Back on the old forum, I once started a thread relating systema to ballroom dancing. At the time it was out of annoyance from all the systema vs XYZART that were popping up with some regularity. However, it evolved into a fairly serious discussion, and something last night has prompted me to reintroduce this topic here...

I think that perhaps Euro Dancing has martial roots or vice-versa. Concepts such as frame maintainance are good for whole body power, for example, and the tango has the flair, which is a lot like a counter to a round kick that's on the H2H tape series. And now yesterday, in Salsa/Merengue class, we learned the "hammerlock" turn, which in fact does put your partner in a hammerlock! (instructor was unaware of theconnection) albeit a very loose and unpainful one.


----------



## NoSuchChick (Oct 20, 2003)

just wait until you get into whips!

Jennifer


----------



## NYCRonin (Oct 20, 2003)

"Sticks and stones...
may break my bones,
but whips and chains,
excite me".

And their excellent training tools, too!


----------



## Brian King (Oct 20, 2003)

Jellyman,
Want to work some escapes have your salsa partner grip and hold your thumb while you put her into the spins and whips and crossovers. It is amazing the 'locks' that show up.

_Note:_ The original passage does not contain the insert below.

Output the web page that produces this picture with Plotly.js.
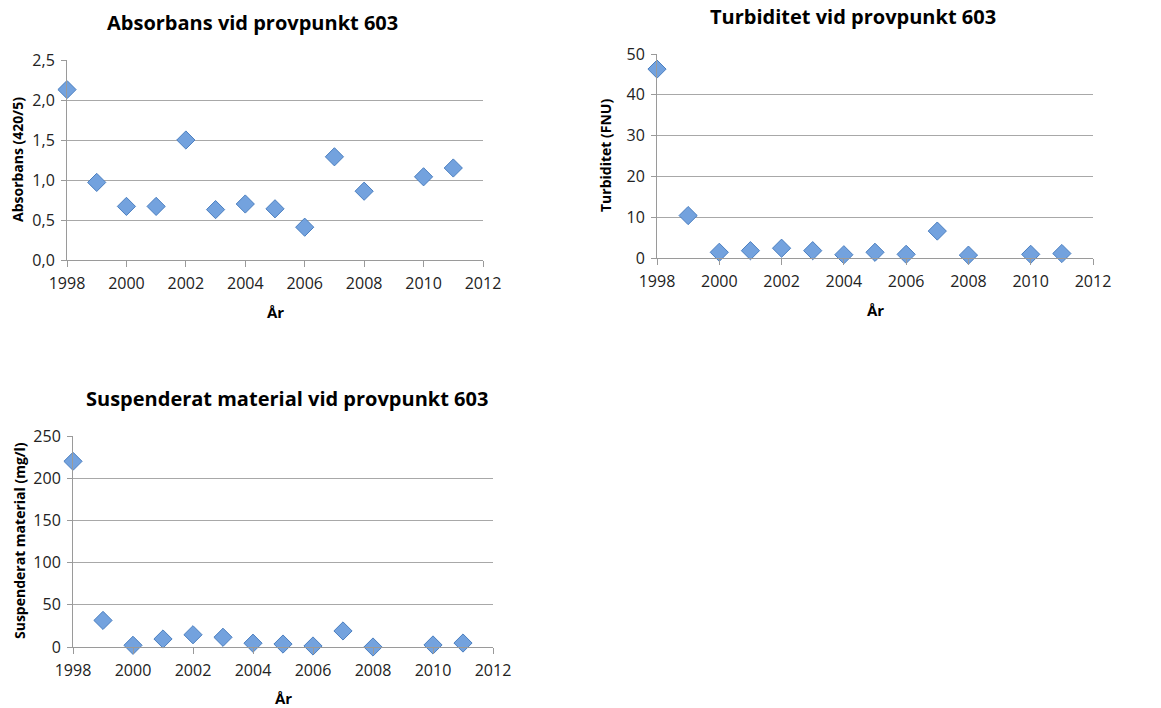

See ya on the dance floor soon
Friends
Brian

RobG My friend you crack me up:rofl: 
Bri.


----------



## TAZ (Oct 21, 2003)

Although today it shames me to say it..(I blame the innocence of youth) at the tender age of 13-16 I was heavily into break dancing..( I know the shame of it all!!) However, whatever regret I have for the bad outfits and worse dancing are outweighed by the realisation that alot of the movements are strikingly similar to the way we aspire to move in systema..the way we rotate our shoulders, the relaxation of the muscles and the best cross over of all...the wave!! Best of all I can do all this as an adult and with no requirment to wear a headband....

again..just my 2c worth...( the more I post the less value my 2c is going to have ..  so my apologies in advance to my friends over the water for devaluing their currency)

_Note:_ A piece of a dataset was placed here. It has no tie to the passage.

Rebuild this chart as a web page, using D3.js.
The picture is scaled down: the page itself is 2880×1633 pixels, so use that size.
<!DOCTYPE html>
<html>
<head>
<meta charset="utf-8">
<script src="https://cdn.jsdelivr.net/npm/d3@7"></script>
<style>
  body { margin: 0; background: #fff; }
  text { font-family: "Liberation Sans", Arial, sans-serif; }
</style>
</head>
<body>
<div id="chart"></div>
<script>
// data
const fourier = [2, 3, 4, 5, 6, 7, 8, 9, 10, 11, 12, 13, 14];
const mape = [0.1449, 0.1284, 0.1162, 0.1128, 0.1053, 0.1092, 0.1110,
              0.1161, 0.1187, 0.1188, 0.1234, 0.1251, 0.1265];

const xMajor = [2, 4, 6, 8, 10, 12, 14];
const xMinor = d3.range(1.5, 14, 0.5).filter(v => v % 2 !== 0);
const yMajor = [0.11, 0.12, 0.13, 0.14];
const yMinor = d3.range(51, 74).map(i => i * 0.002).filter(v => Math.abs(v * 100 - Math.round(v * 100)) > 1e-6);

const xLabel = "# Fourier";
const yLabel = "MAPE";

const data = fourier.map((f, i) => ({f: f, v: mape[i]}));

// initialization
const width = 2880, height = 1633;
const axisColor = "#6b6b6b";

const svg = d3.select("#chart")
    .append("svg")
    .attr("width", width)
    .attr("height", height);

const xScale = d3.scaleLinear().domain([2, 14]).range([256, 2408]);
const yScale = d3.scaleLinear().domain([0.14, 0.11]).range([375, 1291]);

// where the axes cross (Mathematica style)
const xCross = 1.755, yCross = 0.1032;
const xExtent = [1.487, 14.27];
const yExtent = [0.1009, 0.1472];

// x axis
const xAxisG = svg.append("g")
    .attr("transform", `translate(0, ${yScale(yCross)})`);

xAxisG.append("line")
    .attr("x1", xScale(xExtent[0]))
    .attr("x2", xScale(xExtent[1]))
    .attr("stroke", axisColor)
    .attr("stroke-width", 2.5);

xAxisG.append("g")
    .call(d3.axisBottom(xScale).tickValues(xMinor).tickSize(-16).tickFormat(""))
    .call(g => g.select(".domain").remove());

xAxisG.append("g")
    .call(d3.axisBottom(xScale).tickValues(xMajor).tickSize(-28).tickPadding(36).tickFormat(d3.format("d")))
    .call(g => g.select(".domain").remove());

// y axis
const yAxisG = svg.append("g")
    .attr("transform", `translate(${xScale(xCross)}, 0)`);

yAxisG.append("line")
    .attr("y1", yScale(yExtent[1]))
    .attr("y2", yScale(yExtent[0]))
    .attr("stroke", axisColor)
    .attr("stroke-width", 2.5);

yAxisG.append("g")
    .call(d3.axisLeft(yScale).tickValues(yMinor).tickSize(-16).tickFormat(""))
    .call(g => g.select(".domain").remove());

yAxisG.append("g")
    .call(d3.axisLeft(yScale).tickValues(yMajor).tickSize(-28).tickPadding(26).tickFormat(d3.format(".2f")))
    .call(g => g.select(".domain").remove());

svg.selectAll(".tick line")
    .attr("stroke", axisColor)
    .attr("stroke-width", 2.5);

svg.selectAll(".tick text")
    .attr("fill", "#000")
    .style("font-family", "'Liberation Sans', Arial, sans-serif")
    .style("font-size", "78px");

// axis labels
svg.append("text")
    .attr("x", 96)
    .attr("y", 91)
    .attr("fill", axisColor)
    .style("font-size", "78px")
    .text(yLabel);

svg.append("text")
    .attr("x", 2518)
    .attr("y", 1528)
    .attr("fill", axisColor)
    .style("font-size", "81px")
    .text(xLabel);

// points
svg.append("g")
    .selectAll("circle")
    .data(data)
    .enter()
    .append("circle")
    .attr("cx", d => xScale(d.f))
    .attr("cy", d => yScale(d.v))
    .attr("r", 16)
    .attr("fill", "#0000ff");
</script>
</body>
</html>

See you on the cardboard next to the boombox (Brian tm)

Dave

P.S. sorry Brian but mimicary is the sincerest form of flattery they say!!


----------



## NYCRonin (Oct 21, 2003)

The electric boogaloo from Hell!


----------



## TAZ (Oct 21, 2003)

well it does give a whole new meaning to 'break' dancing:rofl:


----------



## jellyman (Oct 21, 2003)

I used to do that, too. In my defence, I was just trying to impress girls. The part that VV does that I find really hard is rippling his chest laterally


----------



## pknox (Oct 21, 2003)

Actually, it makes perfect sense that may be some common ground between dancing and martial arts.  Both are ways of developing kinesthetic sense - cultivating fluidity in body movements.  There is historical precedence as well in other arts -- some of the Okinawan karate katas were influenced by  traditional warrior dance forms, capoeira has encapsulated its techniques within dancing to avoid detection, and some forms of southeast asian arts, most notably silat, take some movements from traditional cultural dances as well.


----------



## Furtry (Oct 21, 2003)

Rudolf Labben, first to document sword fighting taught, in the Caucus Mountains, to young men through dance.


----------